§ **Task prompt**
Pictures within the data are to be left out; everything else must be reproduced exactly.

§ **Provided material**
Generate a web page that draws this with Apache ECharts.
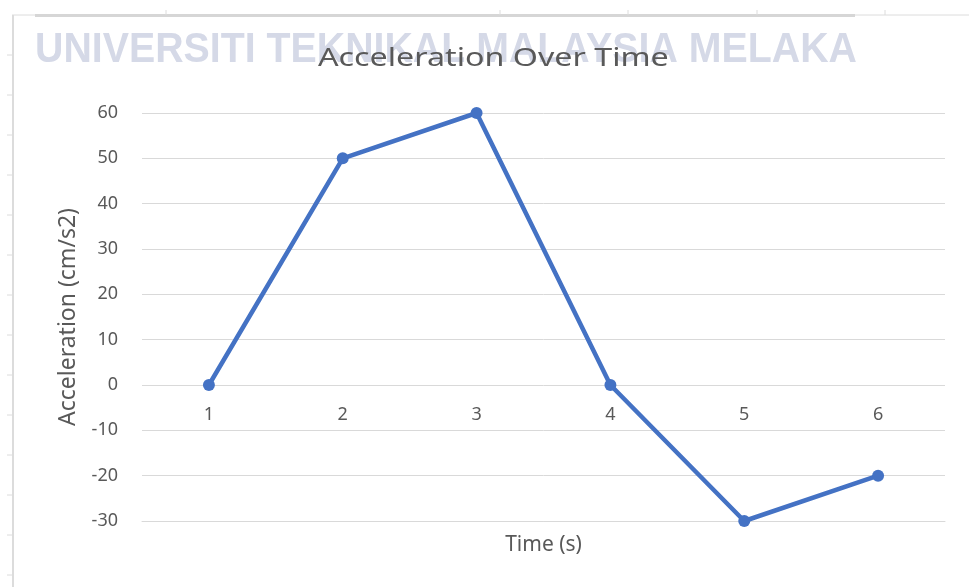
<!DOCTYPE html>
<html>
<head>
<meta charset="utf-8">
<script src="https://cdn.jsdelivr.net/npm/echarts@6/dist/echarts.min.js"></script>
<style>html,body{margin:0;padding:0;background:#fff}#c{width:969px;height:587px}</style>
</head>
<body>
<div id="c"></div>
<script>
const categories = ['1', '2', '3', '4', '5', '6'];
const acceleration = [0, 50, 60, 0, -30, -20];
const yTicks = { min: -30, max: 60, interval: 10 };
const titleText = 'Acceleration Over Time';
const watermarkText = 'UNIVERSITI TEKNIKAL MALAYSIA MELAKA';

const chart = echarts.init(document.getElementById('c'), null, { renderer: 'canvas' });
const rulerColor = '#dcdcdc';
const graphics = [];
graphics.push({ type: 'line', shape: { x1: 12, y1: 15, x2: 969, y2: 15 }, style: { stroke: rulerColor, lineWidth: 1 }, z: 0 });
graphics.push({ type: 'rect', shape: { x: 35, y: 14, width: 820, height: 3 }, style: { fill: '#d6d6d6' }, z: 0 });
[166, 500, 628, 757, 885].forEach(x => graphics.push({ type: 'line', shape: { x1: x, y1: 10, x2: x, y2: 15 }, style: { stroke: rulerColor, lineWidth: 1 }, z: 0 }));
graphics.push({ type: 'rect', shape: { x: 12, y: 15, width: 2, height: 572 }, style: { fill: rulerColor }, z: 0 });
for (let y = 55; y < 587; y += 40) {
  graphics.push({ type: 'line', shape: { x1: 7, y1: y, x2: 12, y2: y }, style: { stroke: rulerColor, lineWidth: 1 }, z: 0 });
}
graphics.push({
  type: 'text', left: 35, top: 29, z: 1,
  style: { text: watermarkText, font: 'bold 42px "Liberation Sans", Arial, sans-serif', fill: '#d5d9e7' },
  scaleX: 0.936
});
graphics.push({
  type: 'text', left: 318, top: 46, z: 10,
  style: { text: titleText, font: '26px "Noto Sans", sans-serif', fill: '#595959' },
  scaleX: 1.24
});

chart.setOption({
  animation: false,
  backgroundColor: '#fff',
  graphic: graphics,
  grid: { left: 142, right: 24, top: 113, bottom: 66, outerBoundsMode: 'none' },
  xAxis: {
    type: 'category', data: categories, boundaryGap: true,
    name: 'Time (s)', nameLocation: 'middle', nameGap: 14, nameMoveOverlap: false,
    nameTextStyle: { fontFamily: 'Noto Sans', fontSize: 21, color: '#595959' },
    axisLine: { show: true, onZero: false, lineStyle: { color: '#d9d9d9', width: 1 } },
    axisTick: { show: false },
    axisLabel: { margin: -115, fontFamily: 'Noto Sans', fontSize: 18, color: '#595959' }
  },
  yAxis: {
    type: 'value', min: yTicks.min, max: yTicks.max, interval: yTicks.interval,
    name: 'Acceleration (cm/s2)', nameLocation: 'middle', nameGap: 62,
    nameTextStyle: { fontFamily: 'Noto Sans', fontSize: 23, color: '#595959' },
    axisLine: { show: false }, axisTick: { show: false },
    axisLabel: { margin: 24, fontFamily: 'Noto Sans', fontSize: 18, color: '#595959' },
    splitLine: { lineStyle: { color: '#d9d9d9', width: 1 } }
  },
  series: [{
    type: 'line', data: acceleration,
    symbol: 'circle', symbolSize: 12,
    lineStyle: { color: '#4472C4', width: 4.5 },
    itemStyle: { color: '#4472C4' }
  }]
});
</script>
</body>
</html>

§ **Task response**
Generate a web page that draws this with Apache ECharts.
<!DOCTYPE html>
<html>
<head>
<meta charset="utf-8">
<script src="https://cdn.jsdelivr.net/npm/echarts@6/dist/echarts.min.js"></script>
<style>html,body{margin:0;padding:0;background:#fff}#c{width:969px;height:587px}</style>
</head>
<body>
<div id="c"></div>
<script>
const categories = ['1', '2', '3', '4', '5', '6'];
const acceleration = [0, 50, 60, 0, -30, -20];
const yTicks = { min: -30, max: 60, interval: 10 };
const titleText = 'Acceleration Over Time';
const watermarkText = 'UNIVERSITI TEKNIKAL MALAYSIA MELAKA';

const chart = echarts.init(document.getElementById('c'), null, { renderer: 'canvas' });
const rulerColor = '#dcdcdc';
const graphics = [];
graphics.push({ type: 'line', shape: { x1: 12, y1: 15, x2: 969, y2: 15 }, style: { stroke: rulerColor, lineWidth: 1 }, z: 0 });
graphics.push({ type: 'rect', shape: { x: 35, y: 14, width: 820, height: 3 }, style: { fill: '#d6d6d6' }, z: 0 });
[166, 500, 628, 757, 885].forEach(x => graphics.push({ type: 'line', shape: { x1: x, y1: 10, x2: x, y2: 15 }, style: { stroke: rulerColor, lineWidth: 1 }, z: 0 }));
graphics.push({ type: 'rect', shape: { x: 12, y: 15, width: 2, height: 572 }, style: { fill: rulerColor }, z: 0 });
for (let y = 55; y < 587; y += 40) {
  graphics.push({ type: 'line', shape: { x1: 7, y1: y, x2: 12, y2: y }, style: { stroke: rulerColor, lineWidth: 1 }, z: 0 });
}
graphics.push({
  type: 'text', left: 35, top: 29, z: 1,
  style: { text: watermarkText, font: 'bold 42px "Liberation Sans", Arial, sans-serif', fill: '#d5d9e7' },
  scaleX: 0.936
});
graphics.push({
  type: 'text', left: 318, top: 46, z: 10,
  style: { text: titleText, font: '26px "Noto Sans", sans-serif', fill: '#595959' },
  scaleX: 1.24
});

chart.setOption({
  animation: false,
  backgroundColor: '#fff',
  graphic: graphics,
  grid: { left: 142, right: 24, top: 113, bottom: 66, outerBoundsMode: 'none' },
  xAxis: {
    type: 'category', data: categories, boundaryGap: true,
    name: 'Time (s)', nameLocation: 'middle', nameGap: 14, nameMoveOverlap: false,
    nameTextStyle: { fontFamily: 'Noto Sans', fontSize: 21, color: '#595959' },
    axisLine: { show: true, onZero: false, lineStyle: { color: '#d9d9d9', width: 1 } },
    axisTick: { show: false },
    axisLabel: { margin: -115, fontFamily: 'Noto Sans', fontSize: 18, color: '#595959' }
  },
  yAxis: {
    type: 'value', min: yTicks.min, max: yTicks.max, interval: yTicks.interval,
    name: 'Acceleration (cm/s2)', nameLocation: 'middle', nameGap: 62,
    nameTextStyle: { fontFamily: 'Noto Sans', fontSize: 23, color: '#595959' },
    axisLine: { show: false }, axisTick: { show: false },
    axisLabel: { margin: 24, fontFamily: 'Noto Sans', fontSize: 18, color: '#595959' },
    splitLine: { lineStyle: { color: '#d9d9d9', width: 1 } }
  },
  series: [{
    type: 'line', data: acceleration,
    symbol: 'circle', symbolSize: 12,
    lineStyle: { color: '#4472C4', width: 4.5 },
    itemStyle: { color: '#4472C4' }
  }]
});
</script>
</body>
</html>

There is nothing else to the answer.